____ Records provided

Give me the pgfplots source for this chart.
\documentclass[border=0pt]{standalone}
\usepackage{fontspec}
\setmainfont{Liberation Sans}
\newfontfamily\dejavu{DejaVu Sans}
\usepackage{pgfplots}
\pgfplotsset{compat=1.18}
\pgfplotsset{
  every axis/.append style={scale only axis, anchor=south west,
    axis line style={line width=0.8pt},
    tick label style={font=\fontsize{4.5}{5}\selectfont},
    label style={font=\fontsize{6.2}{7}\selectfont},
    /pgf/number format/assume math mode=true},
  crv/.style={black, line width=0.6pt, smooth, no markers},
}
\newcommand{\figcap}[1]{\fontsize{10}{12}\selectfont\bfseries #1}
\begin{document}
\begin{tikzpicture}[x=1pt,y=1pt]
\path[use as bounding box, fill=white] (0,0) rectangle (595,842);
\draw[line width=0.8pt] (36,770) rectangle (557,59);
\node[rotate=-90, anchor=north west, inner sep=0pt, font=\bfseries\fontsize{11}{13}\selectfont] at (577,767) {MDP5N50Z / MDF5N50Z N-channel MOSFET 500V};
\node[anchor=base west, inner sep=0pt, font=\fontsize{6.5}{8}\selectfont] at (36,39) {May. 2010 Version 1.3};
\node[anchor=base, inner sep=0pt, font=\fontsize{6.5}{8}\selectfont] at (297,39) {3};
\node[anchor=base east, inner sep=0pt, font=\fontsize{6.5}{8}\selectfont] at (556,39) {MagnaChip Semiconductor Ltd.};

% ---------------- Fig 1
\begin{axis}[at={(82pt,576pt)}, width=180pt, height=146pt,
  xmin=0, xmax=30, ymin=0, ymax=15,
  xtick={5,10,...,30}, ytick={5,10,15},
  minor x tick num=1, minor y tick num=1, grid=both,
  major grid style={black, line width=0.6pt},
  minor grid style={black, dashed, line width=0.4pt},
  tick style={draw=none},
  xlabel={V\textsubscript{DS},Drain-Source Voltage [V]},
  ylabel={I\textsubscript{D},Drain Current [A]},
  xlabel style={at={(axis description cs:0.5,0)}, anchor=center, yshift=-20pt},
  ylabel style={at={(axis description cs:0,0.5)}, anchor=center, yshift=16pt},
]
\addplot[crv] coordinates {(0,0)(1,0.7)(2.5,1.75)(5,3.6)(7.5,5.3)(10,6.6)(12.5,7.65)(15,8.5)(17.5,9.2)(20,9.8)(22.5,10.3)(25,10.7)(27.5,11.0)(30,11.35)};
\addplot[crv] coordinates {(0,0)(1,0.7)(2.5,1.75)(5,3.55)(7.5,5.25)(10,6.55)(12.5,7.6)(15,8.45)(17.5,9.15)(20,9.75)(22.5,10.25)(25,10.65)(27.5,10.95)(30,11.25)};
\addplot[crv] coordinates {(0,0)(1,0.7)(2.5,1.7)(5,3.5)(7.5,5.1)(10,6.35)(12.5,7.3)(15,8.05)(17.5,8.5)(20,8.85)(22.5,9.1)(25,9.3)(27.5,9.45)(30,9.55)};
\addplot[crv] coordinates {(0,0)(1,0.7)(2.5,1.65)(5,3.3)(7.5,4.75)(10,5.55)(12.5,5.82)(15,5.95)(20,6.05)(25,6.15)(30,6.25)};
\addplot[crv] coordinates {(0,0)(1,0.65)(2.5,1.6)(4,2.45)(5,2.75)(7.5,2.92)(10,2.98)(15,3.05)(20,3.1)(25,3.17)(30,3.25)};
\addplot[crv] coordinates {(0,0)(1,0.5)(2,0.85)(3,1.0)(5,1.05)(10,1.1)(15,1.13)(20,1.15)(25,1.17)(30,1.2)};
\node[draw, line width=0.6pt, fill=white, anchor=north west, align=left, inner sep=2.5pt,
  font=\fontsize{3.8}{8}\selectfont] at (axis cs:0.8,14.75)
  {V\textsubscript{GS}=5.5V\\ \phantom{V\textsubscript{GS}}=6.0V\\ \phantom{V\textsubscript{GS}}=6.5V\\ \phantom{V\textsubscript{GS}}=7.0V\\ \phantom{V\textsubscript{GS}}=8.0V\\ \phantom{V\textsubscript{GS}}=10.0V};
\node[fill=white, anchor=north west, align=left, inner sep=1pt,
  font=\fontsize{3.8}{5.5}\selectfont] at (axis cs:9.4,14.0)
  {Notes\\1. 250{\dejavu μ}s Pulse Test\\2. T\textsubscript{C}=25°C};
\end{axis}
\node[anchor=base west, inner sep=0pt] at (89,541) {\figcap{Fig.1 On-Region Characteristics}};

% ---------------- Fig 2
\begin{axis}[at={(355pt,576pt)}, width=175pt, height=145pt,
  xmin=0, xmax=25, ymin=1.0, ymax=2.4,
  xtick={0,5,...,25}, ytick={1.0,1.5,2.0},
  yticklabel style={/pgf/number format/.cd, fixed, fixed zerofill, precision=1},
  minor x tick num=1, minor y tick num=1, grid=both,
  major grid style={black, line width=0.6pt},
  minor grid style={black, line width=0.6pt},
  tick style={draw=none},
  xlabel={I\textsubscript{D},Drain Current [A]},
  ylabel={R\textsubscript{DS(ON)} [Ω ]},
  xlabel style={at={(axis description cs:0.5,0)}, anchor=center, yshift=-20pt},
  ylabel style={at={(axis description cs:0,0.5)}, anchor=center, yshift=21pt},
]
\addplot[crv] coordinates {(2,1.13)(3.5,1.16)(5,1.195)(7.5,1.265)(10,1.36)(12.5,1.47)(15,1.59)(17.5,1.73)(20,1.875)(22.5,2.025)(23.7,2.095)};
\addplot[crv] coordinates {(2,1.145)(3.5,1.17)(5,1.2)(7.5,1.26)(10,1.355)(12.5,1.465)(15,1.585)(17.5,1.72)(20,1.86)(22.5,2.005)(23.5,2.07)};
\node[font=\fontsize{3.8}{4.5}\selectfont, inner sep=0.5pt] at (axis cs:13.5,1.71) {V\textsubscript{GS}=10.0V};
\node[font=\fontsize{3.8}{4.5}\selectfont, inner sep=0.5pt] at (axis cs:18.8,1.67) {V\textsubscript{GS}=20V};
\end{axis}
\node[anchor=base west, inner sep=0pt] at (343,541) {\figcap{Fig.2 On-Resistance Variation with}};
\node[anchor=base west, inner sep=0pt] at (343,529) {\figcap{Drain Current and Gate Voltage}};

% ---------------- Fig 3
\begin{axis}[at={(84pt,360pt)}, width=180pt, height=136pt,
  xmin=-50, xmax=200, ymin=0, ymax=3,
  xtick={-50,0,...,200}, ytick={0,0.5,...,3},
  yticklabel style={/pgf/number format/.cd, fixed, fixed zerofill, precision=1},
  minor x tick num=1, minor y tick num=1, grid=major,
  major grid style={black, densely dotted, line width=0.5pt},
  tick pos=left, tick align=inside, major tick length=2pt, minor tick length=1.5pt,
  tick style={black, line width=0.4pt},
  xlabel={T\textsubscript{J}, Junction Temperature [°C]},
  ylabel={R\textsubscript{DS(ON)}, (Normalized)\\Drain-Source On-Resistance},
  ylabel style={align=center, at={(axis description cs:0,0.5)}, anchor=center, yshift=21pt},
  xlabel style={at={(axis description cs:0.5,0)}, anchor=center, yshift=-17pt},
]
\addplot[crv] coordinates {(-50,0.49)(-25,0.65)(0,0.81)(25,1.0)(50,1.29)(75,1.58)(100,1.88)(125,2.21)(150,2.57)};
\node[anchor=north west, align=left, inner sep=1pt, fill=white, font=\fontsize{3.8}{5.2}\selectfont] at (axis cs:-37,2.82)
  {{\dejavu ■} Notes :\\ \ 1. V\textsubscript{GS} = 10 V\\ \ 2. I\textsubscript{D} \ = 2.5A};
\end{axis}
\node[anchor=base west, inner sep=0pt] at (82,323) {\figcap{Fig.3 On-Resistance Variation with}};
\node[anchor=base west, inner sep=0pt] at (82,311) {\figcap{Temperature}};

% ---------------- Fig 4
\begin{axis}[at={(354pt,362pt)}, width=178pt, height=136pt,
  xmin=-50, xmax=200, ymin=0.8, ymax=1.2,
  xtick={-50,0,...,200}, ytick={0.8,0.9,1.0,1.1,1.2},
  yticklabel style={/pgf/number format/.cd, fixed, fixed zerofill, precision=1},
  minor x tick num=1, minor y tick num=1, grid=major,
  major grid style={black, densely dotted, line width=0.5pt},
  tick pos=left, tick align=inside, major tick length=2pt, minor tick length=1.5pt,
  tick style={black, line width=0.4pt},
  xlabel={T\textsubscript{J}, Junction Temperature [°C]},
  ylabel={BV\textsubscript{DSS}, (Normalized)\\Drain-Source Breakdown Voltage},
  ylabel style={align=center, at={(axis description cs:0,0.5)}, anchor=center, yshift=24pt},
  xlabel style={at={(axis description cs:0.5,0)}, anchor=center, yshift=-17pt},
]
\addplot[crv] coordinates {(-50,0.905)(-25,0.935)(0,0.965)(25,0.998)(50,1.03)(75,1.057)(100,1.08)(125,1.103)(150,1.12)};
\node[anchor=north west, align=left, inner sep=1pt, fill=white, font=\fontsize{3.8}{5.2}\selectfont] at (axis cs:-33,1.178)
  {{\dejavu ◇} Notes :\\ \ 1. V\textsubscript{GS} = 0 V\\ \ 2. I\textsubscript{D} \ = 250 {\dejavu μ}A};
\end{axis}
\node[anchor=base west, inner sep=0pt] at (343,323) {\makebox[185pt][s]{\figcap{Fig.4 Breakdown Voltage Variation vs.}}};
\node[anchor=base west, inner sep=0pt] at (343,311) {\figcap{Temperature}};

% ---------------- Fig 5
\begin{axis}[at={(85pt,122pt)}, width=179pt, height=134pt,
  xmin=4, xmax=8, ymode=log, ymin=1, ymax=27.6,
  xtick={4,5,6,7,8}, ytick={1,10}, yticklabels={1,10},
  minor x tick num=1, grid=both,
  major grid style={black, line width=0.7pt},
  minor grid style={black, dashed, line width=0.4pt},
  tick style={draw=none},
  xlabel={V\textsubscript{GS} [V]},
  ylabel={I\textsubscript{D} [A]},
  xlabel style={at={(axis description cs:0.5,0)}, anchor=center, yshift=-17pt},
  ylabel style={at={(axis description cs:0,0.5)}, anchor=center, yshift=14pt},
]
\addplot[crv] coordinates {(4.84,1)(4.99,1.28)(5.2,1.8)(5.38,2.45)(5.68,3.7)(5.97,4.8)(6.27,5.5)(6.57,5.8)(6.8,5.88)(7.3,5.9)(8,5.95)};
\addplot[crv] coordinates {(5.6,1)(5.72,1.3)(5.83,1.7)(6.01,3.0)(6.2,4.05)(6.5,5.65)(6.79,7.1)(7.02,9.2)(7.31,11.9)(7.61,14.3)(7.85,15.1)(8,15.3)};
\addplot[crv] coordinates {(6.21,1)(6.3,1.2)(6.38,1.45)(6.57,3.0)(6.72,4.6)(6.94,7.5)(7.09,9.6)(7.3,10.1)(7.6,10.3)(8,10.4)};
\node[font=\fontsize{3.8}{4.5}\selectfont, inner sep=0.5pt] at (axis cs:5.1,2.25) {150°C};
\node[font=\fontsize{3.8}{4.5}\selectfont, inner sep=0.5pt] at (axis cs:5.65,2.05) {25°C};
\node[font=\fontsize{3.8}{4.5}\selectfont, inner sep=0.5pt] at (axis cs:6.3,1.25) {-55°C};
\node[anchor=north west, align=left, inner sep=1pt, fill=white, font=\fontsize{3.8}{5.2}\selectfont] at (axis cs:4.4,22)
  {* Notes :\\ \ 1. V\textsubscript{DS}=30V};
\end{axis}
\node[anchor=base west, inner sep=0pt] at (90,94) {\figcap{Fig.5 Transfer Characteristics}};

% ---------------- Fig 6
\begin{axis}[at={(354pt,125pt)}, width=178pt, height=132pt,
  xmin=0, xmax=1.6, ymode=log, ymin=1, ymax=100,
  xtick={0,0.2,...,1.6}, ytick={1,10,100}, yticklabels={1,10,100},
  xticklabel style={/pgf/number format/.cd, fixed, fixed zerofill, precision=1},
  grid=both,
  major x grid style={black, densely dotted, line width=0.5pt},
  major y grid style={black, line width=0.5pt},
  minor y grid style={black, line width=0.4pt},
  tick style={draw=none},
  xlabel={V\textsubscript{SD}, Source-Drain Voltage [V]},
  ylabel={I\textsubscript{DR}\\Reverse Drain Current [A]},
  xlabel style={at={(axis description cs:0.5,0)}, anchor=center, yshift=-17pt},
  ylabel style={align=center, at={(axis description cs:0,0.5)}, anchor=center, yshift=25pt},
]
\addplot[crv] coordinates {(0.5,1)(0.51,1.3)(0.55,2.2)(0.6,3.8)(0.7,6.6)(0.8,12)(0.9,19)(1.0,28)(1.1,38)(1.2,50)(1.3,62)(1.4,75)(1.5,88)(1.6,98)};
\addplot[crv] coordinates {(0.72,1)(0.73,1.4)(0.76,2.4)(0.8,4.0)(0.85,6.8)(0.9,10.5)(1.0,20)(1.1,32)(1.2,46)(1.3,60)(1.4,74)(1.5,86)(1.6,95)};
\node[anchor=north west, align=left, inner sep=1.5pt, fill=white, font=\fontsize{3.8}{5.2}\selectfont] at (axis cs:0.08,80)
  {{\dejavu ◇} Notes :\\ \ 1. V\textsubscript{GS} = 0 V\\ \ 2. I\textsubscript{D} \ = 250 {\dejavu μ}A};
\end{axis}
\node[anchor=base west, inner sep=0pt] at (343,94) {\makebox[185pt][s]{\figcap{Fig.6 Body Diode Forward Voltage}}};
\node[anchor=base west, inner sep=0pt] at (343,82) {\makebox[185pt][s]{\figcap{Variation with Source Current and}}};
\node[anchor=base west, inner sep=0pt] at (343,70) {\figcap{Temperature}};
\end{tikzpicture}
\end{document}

________
____ Records provided

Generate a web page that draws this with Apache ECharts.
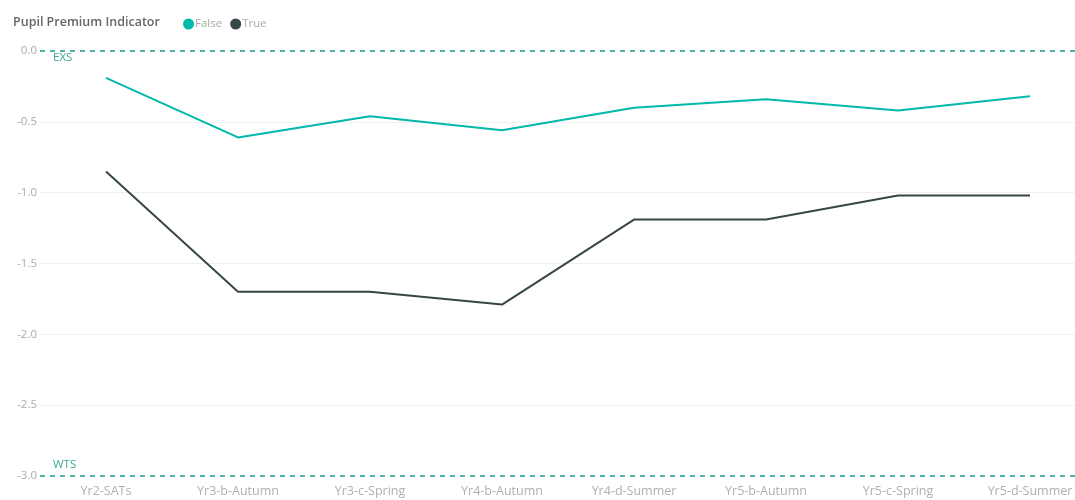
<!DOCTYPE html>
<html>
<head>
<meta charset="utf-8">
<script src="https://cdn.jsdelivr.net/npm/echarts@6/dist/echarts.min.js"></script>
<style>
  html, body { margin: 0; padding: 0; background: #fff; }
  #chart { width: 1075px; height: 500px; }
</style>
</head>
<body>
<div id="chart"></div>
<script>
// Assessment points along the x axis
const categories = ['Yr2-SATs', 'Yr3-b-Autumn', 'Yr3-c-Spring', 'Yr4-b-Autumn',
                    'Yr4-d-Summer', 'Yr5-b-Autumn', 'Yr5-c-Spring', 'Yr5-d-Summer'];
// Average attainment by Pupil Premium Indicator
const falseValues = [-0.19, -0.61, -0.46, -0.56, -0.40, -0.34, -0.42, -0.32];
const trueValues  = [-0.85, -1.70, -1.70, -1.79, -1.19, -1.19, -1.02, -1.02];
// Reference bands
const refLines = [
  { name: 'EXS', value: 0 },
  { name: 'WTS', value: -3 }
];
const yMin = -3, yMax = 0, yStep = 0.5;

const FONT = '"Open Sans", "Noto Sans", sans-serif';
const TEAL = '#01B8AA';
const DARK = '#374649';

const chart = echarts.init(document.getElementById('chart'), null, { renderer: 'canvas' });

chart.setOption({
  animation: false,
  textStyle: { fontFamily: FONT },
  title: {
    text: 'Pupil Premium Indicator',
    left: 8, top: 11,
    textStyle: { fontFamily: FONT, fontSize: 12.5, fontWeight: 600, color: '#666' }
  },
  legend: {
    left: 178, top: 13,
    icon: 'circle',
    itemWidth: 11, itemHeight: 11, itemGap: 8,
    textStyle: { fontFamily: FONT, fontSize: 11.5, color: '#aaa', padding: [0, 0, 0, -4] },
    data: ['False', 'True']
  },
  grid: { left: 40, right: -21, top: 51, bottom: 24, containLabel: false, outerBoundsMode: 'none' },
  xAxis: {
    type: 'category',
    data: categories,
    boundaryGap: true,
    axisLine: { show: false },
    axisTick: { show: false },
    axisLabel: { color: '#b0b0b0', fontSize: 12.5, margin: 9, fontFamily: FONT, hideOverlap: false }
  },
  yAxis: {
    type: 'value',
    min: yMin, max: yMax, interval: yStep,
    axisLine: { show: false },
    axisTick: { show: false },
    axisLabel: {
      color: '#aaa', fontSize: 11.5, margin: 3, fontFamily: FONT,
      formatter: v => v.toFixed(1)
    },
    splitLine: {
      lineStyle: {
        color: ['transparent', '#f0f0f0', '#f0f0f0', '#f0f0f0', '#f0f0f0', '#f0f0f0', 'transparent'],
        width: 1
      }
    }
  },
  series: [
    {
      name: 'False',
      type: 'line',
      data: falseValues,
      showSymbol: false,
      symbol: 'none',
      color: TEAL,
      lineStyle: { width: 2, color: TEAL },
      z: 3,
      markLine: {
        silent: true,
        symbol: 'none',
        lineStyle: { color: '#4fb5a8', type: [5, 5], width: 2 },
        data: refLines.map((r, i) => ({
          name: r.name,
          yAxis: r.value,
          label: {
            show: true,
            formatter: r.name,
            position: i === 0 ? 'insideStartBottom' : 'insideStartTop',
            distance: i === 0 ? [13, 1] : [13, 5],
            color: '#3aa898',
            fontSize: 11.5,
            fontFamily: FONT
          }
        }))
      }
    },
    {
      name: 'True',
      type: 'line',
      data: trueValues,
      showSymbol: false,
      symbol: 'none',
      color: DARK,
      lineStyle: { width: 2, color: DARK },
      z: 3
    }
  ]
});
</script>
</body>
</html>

________
____ Records provided

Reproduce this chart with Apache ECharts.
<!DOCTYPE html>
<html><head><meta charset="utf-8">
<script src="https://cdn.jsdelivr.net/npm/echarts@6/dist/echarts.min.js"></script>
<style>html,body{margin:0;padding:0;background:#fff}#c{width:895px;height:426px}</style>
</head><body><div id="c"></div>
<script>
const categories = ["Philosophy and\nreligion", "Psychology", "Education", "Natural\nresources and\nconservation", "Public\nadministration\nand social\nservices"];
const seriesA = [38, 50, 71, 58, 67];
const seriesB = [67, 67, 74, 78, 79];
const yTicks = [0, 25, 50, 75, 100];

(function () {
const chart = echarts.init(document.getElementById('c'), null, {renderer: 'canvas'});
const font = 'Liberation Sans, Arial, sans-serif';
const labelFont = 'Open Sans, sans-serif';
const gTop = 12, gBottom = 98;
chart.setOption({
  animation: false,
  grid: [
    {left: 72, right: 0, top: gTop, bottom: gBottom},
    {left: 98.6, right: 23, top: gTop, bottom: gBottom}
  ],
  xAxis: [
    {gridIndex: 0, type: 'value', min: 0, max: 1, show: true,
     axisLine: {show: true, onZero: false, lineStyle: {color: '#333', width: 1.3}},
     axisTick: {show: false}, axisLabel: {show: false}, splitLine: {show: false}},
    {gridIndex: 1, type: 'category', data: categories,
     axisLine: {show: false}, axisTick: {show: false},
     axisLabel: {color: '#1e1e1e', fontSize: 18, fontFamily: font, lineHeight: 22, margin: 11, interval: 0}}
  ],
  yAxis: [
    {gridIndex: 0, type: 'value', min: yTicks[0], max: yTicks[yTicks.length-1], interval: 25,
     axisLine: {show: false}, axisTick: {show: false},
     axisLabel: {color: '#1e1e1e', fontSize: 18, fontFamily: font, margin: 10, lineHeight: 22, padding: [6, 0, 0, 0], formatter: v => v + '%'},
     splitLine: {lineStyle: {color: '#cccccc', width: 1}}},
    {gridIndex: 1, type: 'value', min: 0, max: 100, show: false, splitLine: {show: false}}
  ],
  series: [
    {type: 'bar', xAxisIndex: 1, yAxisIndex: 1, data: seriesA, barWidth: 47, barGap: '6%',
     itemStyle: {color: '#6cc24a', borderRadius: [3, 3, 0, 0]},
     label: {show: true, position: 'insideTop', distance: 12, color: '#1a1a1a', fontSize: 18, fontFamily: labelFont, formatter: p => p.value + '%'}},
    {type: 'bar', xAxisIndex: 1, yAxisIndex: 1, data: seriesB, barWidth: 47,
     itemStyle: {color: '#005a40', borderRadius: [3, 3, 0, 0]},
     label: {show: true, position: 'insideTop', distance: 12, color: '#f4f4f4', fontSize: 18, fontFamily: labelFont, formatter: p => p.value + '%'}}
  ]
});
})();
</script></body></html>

________

Task to carry out: Pick out and copy the lines of the material that include the word "this".

Finished exercise:
Give me the pgfplots source for this chart.
Generate a web page that draws this with Apache ECharts.
Reproduce this chart with Apache ECharts.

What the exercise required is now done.